• **TASK DIRECTIONS**: All of the listing below must be repeated word for word. Pictures are the only thing to omit.

• **STORED DATA**:
--- BEGIN ---
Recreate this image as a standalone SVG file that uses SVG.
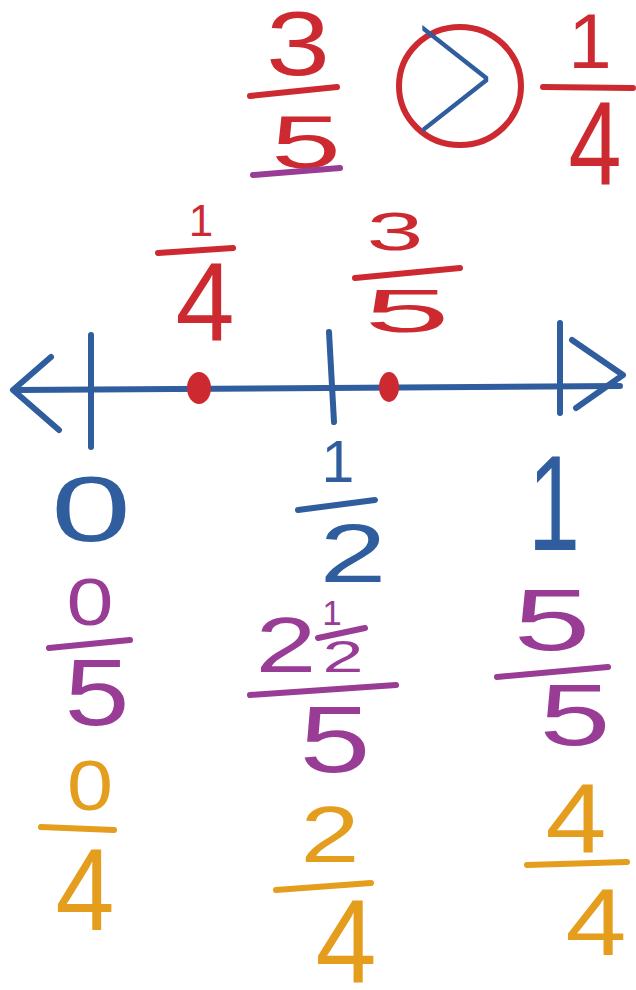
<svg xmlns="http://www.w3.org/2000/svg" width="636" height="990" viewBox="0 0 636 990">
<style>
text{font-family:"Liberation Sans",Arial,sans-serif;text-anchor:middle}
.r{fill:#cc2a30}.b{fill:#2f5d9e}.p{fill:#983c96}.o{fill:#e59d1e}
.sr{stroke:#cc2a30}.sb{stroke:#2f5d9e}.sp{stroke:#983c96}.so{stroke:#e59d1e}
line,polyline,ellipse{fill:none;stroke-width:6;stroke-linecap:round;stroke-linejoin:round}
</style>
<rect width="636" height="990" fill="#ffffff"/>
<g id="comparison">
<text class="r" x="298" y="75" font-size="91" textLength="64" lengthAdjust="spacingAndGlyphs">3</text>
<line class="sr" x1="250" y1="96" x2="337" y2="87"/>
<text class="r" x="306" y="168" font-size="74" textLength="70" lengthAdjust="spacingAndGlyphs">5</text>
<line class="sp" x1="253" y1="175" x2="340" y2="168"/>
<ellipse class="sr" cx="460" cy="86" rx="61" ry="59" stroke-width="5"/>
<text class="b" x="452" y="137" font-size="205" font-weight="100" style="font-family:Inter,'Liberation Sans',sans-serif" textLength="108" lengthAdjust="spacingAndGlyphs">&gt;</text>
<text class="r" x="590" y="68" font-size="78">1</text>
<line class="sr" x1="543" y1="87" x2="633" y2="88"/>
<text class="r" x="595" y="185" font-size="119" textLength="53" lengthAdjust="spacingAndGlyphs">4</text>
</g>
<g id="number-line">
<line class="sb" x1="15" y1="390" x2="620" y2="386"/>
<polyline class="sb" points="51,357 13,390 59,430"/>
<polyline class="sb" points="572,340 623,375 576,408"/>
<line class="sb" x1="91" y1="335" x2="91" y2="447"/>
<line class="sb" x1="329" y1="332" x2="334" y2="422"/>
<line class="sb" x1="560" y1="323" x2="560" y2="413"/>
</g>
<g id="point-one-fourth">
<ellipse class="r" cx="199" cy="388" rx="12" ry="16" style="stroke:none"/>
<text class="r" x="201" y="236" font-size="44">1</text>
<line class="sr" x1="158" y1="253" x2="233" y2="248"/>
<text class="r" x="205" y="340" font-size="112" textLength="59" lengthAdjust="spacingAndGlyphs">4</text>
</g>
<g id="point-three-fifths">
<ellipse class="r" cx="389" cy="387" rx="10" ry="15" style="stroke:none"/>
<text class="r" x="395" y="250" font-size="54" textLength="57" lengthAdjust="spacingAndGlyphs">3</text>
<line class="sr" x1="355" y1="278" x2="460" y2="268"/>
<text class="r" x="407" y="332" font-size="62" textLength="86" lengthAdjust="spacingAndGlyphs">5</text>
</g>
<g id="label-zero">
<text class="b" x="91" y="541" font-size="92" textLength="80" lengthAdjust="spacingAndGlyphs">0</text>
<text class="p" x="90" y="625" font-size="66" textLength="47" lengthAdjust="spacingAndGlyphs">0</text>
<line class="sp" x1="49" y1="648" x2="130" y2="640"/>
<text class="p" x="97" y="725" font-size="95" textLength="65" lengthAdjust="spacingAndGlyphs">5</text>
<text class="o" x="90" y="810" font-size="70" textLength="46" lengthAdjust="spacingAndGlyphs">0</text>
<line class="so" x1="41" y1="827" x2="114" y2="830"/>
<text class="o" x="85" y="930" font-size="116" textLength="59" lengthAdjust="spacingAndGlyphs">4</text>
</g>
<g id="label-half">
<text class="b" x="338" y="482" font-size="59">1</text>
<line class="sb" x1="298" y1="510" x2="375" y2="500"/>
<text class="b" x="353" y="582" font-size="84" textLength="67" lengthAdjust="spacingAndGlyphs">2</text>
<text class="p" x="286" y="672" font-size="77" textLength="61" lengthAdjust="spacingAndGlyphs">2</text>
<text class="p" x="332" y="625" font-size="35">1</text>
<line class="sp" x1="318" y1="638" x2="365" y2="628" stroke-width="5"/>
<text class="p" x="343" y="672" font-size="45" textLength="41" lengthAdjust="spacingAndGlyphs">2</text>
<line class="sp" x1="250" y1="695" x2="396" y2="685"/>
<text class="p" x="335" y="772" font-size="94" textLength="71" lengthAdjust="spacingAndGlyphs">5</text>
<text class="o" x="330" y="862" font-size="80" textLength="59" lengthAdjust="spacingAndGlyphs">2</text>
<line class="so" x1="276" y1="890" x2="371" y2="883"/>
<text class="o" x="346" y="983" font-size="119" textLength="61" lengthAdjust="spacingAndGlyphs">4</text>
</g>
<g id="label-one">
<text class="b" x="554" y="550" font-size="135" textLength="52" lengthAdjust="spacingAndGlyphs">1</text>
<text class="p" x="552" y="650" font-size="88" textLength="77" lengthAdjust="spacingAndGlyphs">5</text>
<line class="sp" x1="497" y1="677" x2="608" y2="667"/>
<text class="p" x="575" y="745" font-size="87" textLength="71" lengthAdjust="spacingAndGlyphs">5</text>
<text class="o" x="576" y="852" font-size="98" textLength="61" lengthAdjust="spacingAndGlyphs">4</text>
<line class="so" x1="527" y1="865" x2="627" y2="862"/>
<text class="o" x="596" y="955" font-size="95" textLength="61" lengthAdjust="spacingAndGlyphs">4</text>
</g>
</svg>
--- END ---
• **IN RESPONSE**:
Recreate this image as a standalone SVG file that uses SVG.
<svg xmlns="http://www.w3.org/2000/svg" width="636" height="990" viewBox="0 0 636 990">
<style>
text{font-family:"Liberation Sans",Arial,sans-serif;text-anchor:middle}
.r{fill:#cc2a30}.b{fill:#2f5d9e}.p{fill:#983c96}.o{fill:#e59d1e}
.sr{stroke:#cc2a30}.sb{stroke:#2f5d9e}.sp{stroke:#983c96}.so{stroke:#e59d1e}
line,polyline,ellipse{fill:none;stroke-width:6;stroke-linecap:round;stroke-linejoin:round}
</style>
<rect width="636" height="990" fill="#ffffff"/>
<g id="comparison">
<text class="r" x="298" y="75" font-size="91" textLength="64" lengthAdjust="spacingAndGlyphs">3</text>
<line class="sr" x1="250" y1="96" x2="337" y2="87"/>
<text class="r" x="306" y="168" font-size="74" textLength="70" lengthAdjust="spacingAndGlyphs">5</text>
<line class="sp" x1="253" y1="175" x2="340" y2="168"/>
<ellipse class="sr" cx="460" cy="86" rx="61" ry="59" stroke-width="5"/>
<text class="b" x="452" y="137" font-size="205" font-weight="100" style="font-family:Inter,'Liberation Sans',sans-serif" textLength="108" lengthAdjust="spacingAndGlyphs">&gt;</text>
<text class="r" x="590" y="68" font-size="78">1</text>
<line class="sr" x1="543" y1="87" x2="633" y2="88"/>
<text class="r" x="595" y="185" font-size="119" textLength="53" lengthAdjust="spacingAndGlyphs">4</text>
</g>
<g id="number-line">
<line class="sb" x1="15" y1="390" x2="620" y2="386"/>
<polyline class="sb" points="51,357 13,390 59,430"/>
<polyline class="sb" points="572,340 623,375 576,408"/>
<line class="sb" x1="91" y1="335" x2="91" y2="447"/>
<line class="sb" x1="329" y1="332" x2="334" y2="422"/>
<line class="sb" x1="560" y1="323" x2="560" y2="413"/>
</g>
<g id="point-one-fourth">
<ellipse class="r" cx="199" cy="388" rx="12" ry="16" style="stroke:none"/>
<text class="r" x="201" y="236" font-size="44">1</text>
<line class="sr" x1="158" y1="253" x2="233" y2="248"/>
<text class="r" x="205" y="340" font-size="112" textLength="59" lengthAdjust="spacingAndGlyphs">4</text>
</g>
<g id="point-three-fifths">
<ellipse class="r" cx="389" cy="387" rx="10" ry="15" style="stroke:none"/>
<text class="r" x="395" y="250" font-size="54" textLength="57" lengthAdjust="spacingAndGlyphs">3</text>
<line class="sr" x1="355" y1="278" x2="460" y2="268"/>
<text class="r" x="407" y="332" font-size="62" textLength="86" lengthAdjust="spacingAndGlyphs">5</text>
</g>
<g id="label-zero">
<text class="b" x="91" y="541" font-size="92" textLength="80" lengthAdjust="spacingAndGlyphs">0</text>
<text class="p" x="90" y="625" font-size="66" textLength="47" lengthAdjust="spacingAndGlyphs">0</text>
<line class="sp" x1="49" y1="648" x2="130" y2="640"/>
<text class="p" x="97" y="725" font-size="95" textLength="65" lengthAdjust="spacingAndGlyphs">5</text>
<text class="o" x="90" y="810" font-size="70" textLength="46" lengthAdjust="spacingAndGlyphs">0</text>
<line class="so" x1="41" y1="827" x2="114" y2="830"/>
<text class="o" x="85" y="930" font-size="116" textLength="59" lengthAdjust="spacingAndGlyphs">4</text>
</g>
<g id="label-half">
<text class="b" x="338" y="482" font-size="59">1</text>
<line class="sb" x1="298" y1="510" x2="375" y2="500"/>
<text class="b" x="353" y="582" font-size="84" textLength="67" lengthAdjust="spacingAndGlyphs">2</text>
<text class="p" x="286" y="672" font-size="77" textLength="61" lengthAdjust="spacingAndGlyphs">2</text>
<text class="p" x="332" y="625" font-size="35">1</text>
<line class="sp" x1="318" y1="638" x2="365" y2="628" stroke-width="5"/>
<text class="p" x="343" y="672" font-size="45" textLength="41" lengthAdjust="spacingAndGlyphs">2</text>
<line class="sp" x1="250" y1="695" x2="396" y2="685"/>
<text class="p" x="335" y="772" font-size="94" textLength="71" lengthAdjust="spacingAndGlyphs">5</text>
<text class="o" x="330" y="862" font-size="80" textLength="59" lengthAdjust="spacingAndGlyphs">2</text>
<line class="so" x1="276" y1="890" x2="371" y2="883"/>
<text class="o" x="346" y="983" font-size="119" textLength="61" lengthAdjust="spacingAndGlyphs">4</text>
</g>
<g id="label-one">
<text class="b" x="554" y="550" font-size="135" textLength="52" lengthAdjust="spacingAndGlyphs">1</text>
<text class="p" x="552" y="650" font-size="88" textLength="77" lengthAdjust="spacingAndGlyphs">5</text>
<line class="sp" x1="497" y1="677" x2="608" y2="667"/>
<text class="p" x="575" y="745" font-size="87" textLength="71" lengthAdjust="spacingAndGlyphs">5</text>
<text class="o" x="576" y="852" font-size="98" textLength="61" lengthAdjust="spacingAndGlyphs">4</text>
<line class="so" x1="527" y1="865" x2="627" y2="862"/>
<text class="o" x="596" y="955" font-size="95" textLength="61" lengthAdjust="spacingAndGlyphs">4</text>
</g>
</svg>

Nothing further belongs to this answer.